The relocation scheme was agreed upon by EU ministers and is legally binding. Yet Poland and Hungary object to the mandatory nature of the plan and the Czech Republic, which faces elections in October, recently announced it is withdrawing from the scheme, citing security concerns.
The EU has fallen far short of its commitment to relocate 160,000 refugees — with only about 20,000 redistributed so far, and Avramopoulos was careful when explaining why only these member countries have been singled out.
The relocation scheme legally obliges all member countries to make a pledge to take in refugees at least every three months — and it is failure to do this that led to Tuesday’s infringement proceedings.
Hungary has never made a pledge, Poland made one pledge in December 2015 (before the right-wing government came to power), and the Czech Republic has not made any new pledges since May 2016.

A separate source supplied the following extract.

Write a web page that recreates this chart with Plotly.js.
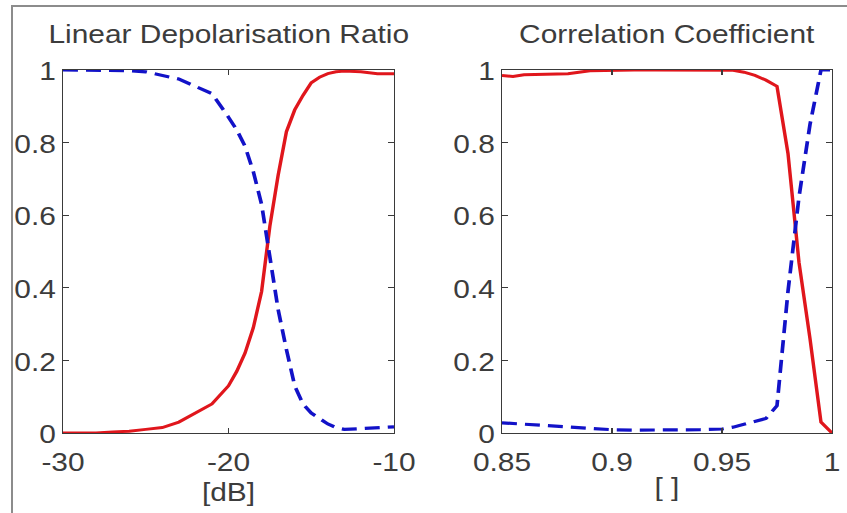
<!DOCTYPE html>
<html>
<head>
<meta charset="utf-8">
<script src="https://cdn.plot.ly/plotly-3.0.1.min.js"></script>
<style>
  html, body { margin: 0; padding: 0; background: #fff; overflow: hidden; }
  #frame {
    position: absolute; left: 11px; top: 5px; width: 900px; height: 600px;
    border-left: 2px solid #8c8c8c; border-top: 2px solid #8c8c8c;
    pointer-events: none; z-index: 2;
  }
  #chart {
    position: absolute; left: 0; top: 0; width: 736px; height: 513px;
    transform: scaleX(1.1508); transform-origin: 0 0;
  }
</style>
</head>
<body>
<div id="chart"></div>
<div id="frame"></div>
<script>
// Linear depolarisation ratio bins [dB]
const ldrX = [-30, -29, -28, -27, -26, -25, -24, -23, -22, -21, -20, -19.5, -19,
  -18.5, -18, -17.5, -17, -16.5, -16, -15.5, -15, -14.5, -14, -13.5, -13, -12, -11, -10];
// solid (red) curve over LDR
const ldrSolid = [0.0, 0.0, 0.0, 0.003, 0.005, 0.01, 0.015, 0.03, 0.055, 0.08, 0.13, 0.17, 0.22,
  0.29, 0.39, 0.57, 0.71, 0.83, 0.89, 0.93, 0.965, 0.98, 0.99, 0.995, 0.997, 0.995, 0.99, 0.99];
// dashed (blue) curve over LDR
const ldrDashed = [1.0, 1.0, 1.0, 1.0, 0.998, 0.995, 0.985, 0.975, 0.955, 0.935, 0.87, 0.835, 0.79,
  0.72, 0.63, 0.48, 0.34, 0.23, 0.13, 0.08, 0.055, 0.04, 0.025, 0.015, 0.01, 0.012, 0.015, 0.017];

// Correlation coefficient bins
const rhoX = [0.85, 0.855, 0.86, 0.87, 0.88, 0.89, 0.90, 0.91, 0.92, 0.93, 0.94, 0.95,
  0.955, 0.96, 0.965, 0.97, 0.975, 0.98, 0.985, 0.99, 0.995, 1.0];
const rhoSolid = [0.985, 0.982, 0.987, 0.989, 0.99, 0.998, 1.0, 1.0, 1.0, 1.0, 1.0, 1.0,
  0.999, 0.994, 0.985, 0.972, 0.955, 0.77, 0.47, 0.26, 0.03, 0.0];
const rhoDashed = [0.028, 0.026, 0.024, 0.02, 0.016, 0.012, 0.009, 0.008, 0.008, 0.008, 0.009, 0.011,
  0.016, 0.024, 0.033, 0.04, 0.075, 0.39, 0.65, 0.85, 1.0, 1.0];

// Tick labels
const ldrTicks = [-30, -20, -10];
const ldrTickText = ['-30', '-20', '-10'];
const rhoTicks = [0.85, 0.9, 0.95, 1];
const rhoTickText = ['0.85', '0.9', '0.95', '1'];
const probTicks = [0, 0.2, 0.4, 0.6, 0.8, 1];
const probTickText = ['0', '0.2', '0.4', '0.6', '0.8', '1'];

const panelTitles = ['Linear Depolarisation Ratio', 'Correlation Coefficient'];
const unitTitles = ['[dB]', '[ ]'];

const RED = '#e0161c';
const BLUE = '#1212c8';
const FONT = 'Liberation Sans, Arial, sans-serif';
const TXT = '#3c3c3c';
const AX = '#3a3a3a';

const solid = { color: RED, width: 3 };
const dashed = { color: BLUE, width: 3.2, dash: '13px,7px' };

const traces = [
  { x: ldrX, y: ldrSolid, mode: 'lines', line: solid, xaxis: 'x', yaxis: 'y', name: 'solid' },
  { x: ldrX, y: ldrDashed, mode: 'lines', line: dashed, xaxis: 'x', yaxis: 'y', name: 'dashed' },
  { x: rhoX, y: rhoSolid, mode: 'lines', line: solid, xaxis: 'x2', yaxis: 'y2', name: 'solid' },
  { x: rhoX, y: rhoDashed, mode: 'lines', line: dashed, xaxis: 'x2', yaxis: 'y2', name: 'dashed' }
];

const W = 847;
const dom1 = [63 / W, 394 / W];
const dom2 = [502 / W, 832 / W];
const ydom = [1 - 433 / 513, 1 - 70 / 513];

function xAxis(domain, range, vals, text, title) {
  return {
    domain: domain, range: range, anchor: domain === dom1 ? 'y' : 'y2',
    tickmode: 'array', tickvals: vals, ticktext: text,
    ticks: 'inside', ticklen: 5, tickwidth: 1, tickcolor: AX,
    showline: true, linecolor: AX, linewidth: 1, mirror: 'allticks',
    showgrid: false, zeroline: false, ticklabelstandoff: 6,
    tickfont: { family: FONT, size: 26, color: TXT },
    title: { text: title, standoff: 1, font: { family: FONT, size: 26, color: TXT } },
    fixedrange: true
  };
}
function yAxis(anchor) {
  return {
    domain: ydom, range: [0, 1], anchor: anchor,
    tickmode: 'array', tickvals: probTicks, ticktext: probTickText,
    ticks: 'inside', ticklen: 5, tickwidth: 1, tickcolor: AX,
    showline: true, linecolor: AX, linewidth: 1, mirror: 'allticks',
    showgrid: false, zeroline: false, ticklabelstandoff: 0, ticklabelshift: 1,
    tickfont: { family: FONT, size: 26, color: TXT },
    fixedrange: true
  };
}

const layout = {
  width: 736, height: 513,
  margin: { l: 0, r: 0, t: 0, b: 0 },
  paper_bgcolor: '#fff', plot_bgcolor: '#fff',
  showlegend: false,
  xaxis: xAxis(dom1, [-30, -10], ldrTicks, ldrTickText, unitTitles[0]),
  yaxis: yAxis('x'),
  xaxis2: xAxis(dom2, [0.85, 1], rhoTicks, rhoTickText, unitTitles[1]),
  yaxis2: yAxis('x2'),
  annotations: [
    { text: panelTitles[0], xref: 'paper', yref: 'paper', x: (dom1[0] + dom1[1]) / 2, y: 0.9,
      xanchor: 'center', yanchor: 'bottom', showarrow: false,
      font: { family: FONT, size: 26, color: TXT } },
    { text: panelTitles[1], xref: 'paper', yref: 'paper', x: (dom2[0] + dom2[1]) / 2, y: 0.9,
      xanchor: 'center', yanchor: 'bottom', showarrow: false,
      font: { family: FONT, size: 26, color: TXT } }
  ]
};

Plotly.newPlot('chart', traces, layout, { staticPlot: true, displayModeBar: false });
</script>
</body>
</html>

That’s why Austria, which has also taken in no refugees despite having a quota of 1,953, and Slovakia, which has taken in 16 refugees out of 902, have not been sanctioned: both countries have recently pledged.
The next obstacle for the relocation scheme is a court case launched by Slovakia and Hungary, which object to it being mandatory and will be discussed at the court on July 26.
Avramopoulos said the relocation scheme remains binding “unless the court decides differently” but the Commission “is confident that our position in this case will hold.”